The National Institutes of Health has announced a $1.67 million study to investigate allegations that the COVID-19 vaccine may have unintended consequences for reproductive health.
The virus causes the COVID-19 disease, is commonly known as the novel coronavirus, or SARS-CoV-2 virus or The CCP (Chinese Communist Party) virus.
In the U.S., the three CCP Virus vaccinations—Pfizer, Moderna, and Johnson & Johnson—have been publicly available to all adults for just over six months. But, as The Lily reported in April, even in the early days of vaccination deployment, some women were experiencing irregular periods after receiving their doses.
Shana Clauson, 45, told the Washington Post’s women’s news site about her experience after taking the vaccine at the time, then again this week, noting that her period came earlier and heavier than usual. She was one of several who took to social media to express their experiences.
“Is this not being discussed, or is it even being looked at or researched because it’s a ‘woman’s issue?’ ” Clauson speculated to the Lily last spring.
The National Institutes of Health (NIH) appears to have noticed Clauson and others’ concerns. They declared on Aug. 30 that they were planning to conduct such research, with up to half a million participants, including teens and transgender and nonbinary people, New York Post reported.
The study, commissioned by the National Institute of Child Health and Human Development (NICHD) and the Office of Research on Women’s Health, has enlisted researchers from Boston University, Harvard Medical School, Johns Hopkins University, Michigan State University, and Oregon Health and Science University.
The study will monitor initially unvaccinated volunteers for about a year to see how they alter after each dosage. In addition, some organizations will expressly exclude members who are using birth control or gender-affirming medications, both of which might affect periods.
“Our goal is to provide menstruating people with information, mainly as to what to expect, because I think that was the biggest issue. Nobody expected it to affect the menstrual system because the information wasn’t being collected in the early vaccine studies,” said NICHD Director Diana Bianchi in a statement to The Lily.
According to the National Institutes of Health, alterations in the menstrual cycle could result from various lifestyle conditions during a pandemic, including the stress of lifestyle changes or even dealing with illness. Furthermore, because the immune and reproductive systems are inextricably intertwined, the idea that an immune-boosting vaccination can interrupt the normal menstrual cycle is plausible, as evidenced by prior vaccine uptake studies.
It’s also worth mentioning that the vaccine does not cause infertility, and the Centers for Disease Control and Prevention advises pregnant women to get it.
According to Bianchi, the funds were given to researchers already working on menstruation and reproductive health studies using NIH-funded programs.
One of them is Laura Allen Payne, a Harvard Medical School assistant professor of psychiatry heading a two-year study on adolescent girls’ menstrual pain.

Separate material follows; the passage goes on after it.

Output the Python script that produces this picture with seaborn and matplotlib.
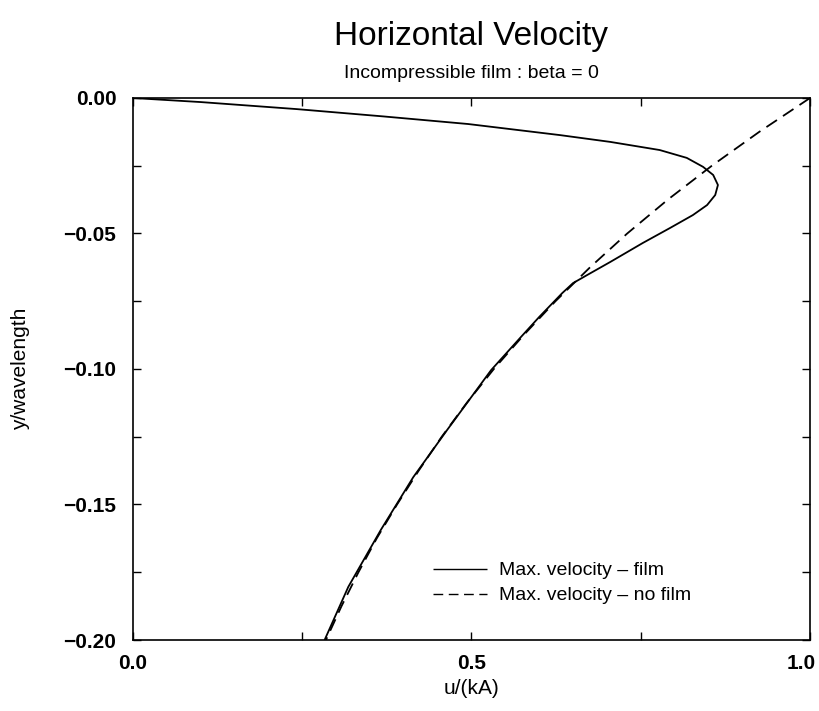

According to a 2016 CDC report, that age group is critical to research since they’re “at risk for potential hormonal, biological and neurological changes that could put them at risk for [chronic] pain,” which affects women on average more than males.
Payne will look at the menstrual cycles of roughly 80 girls before and after they are vaccinated as part of a broader study to see if and how the vaccines affect their cycles—and, perhaps, their discomfort.
According to Bianchi, three other research initiatives at BU, Johns Hopkins, and OHSU will collaborate with period-tracking apps Clue, Natural Cycles, and Kindara, which will offer researchers de-identified data from users who have given their agreement to participate.
Stacey Missmer, obstetrics, gynecology, and reproductive biology professor at Michigan State University, will use the money to expand two studies she’s already running—on infertility and endometriosis—to see if the vaccines, as well as pandemic-related stress and anxiety, are affecting periods.
Because menstrual cycle abnormalities are not “really not a life and death issue,” according to Bianchi, the Food and Drug Administration emphasized only the most severe hazards connected with the COVID-19 vaccination.
The National Institutes of Health, too, worked quickly to put the plan together. However, it would typically take years for funding for such a study to be approved.
“We were worried this was contributing to vaccine hesitancy in reproductive-age women,” said Bianchi.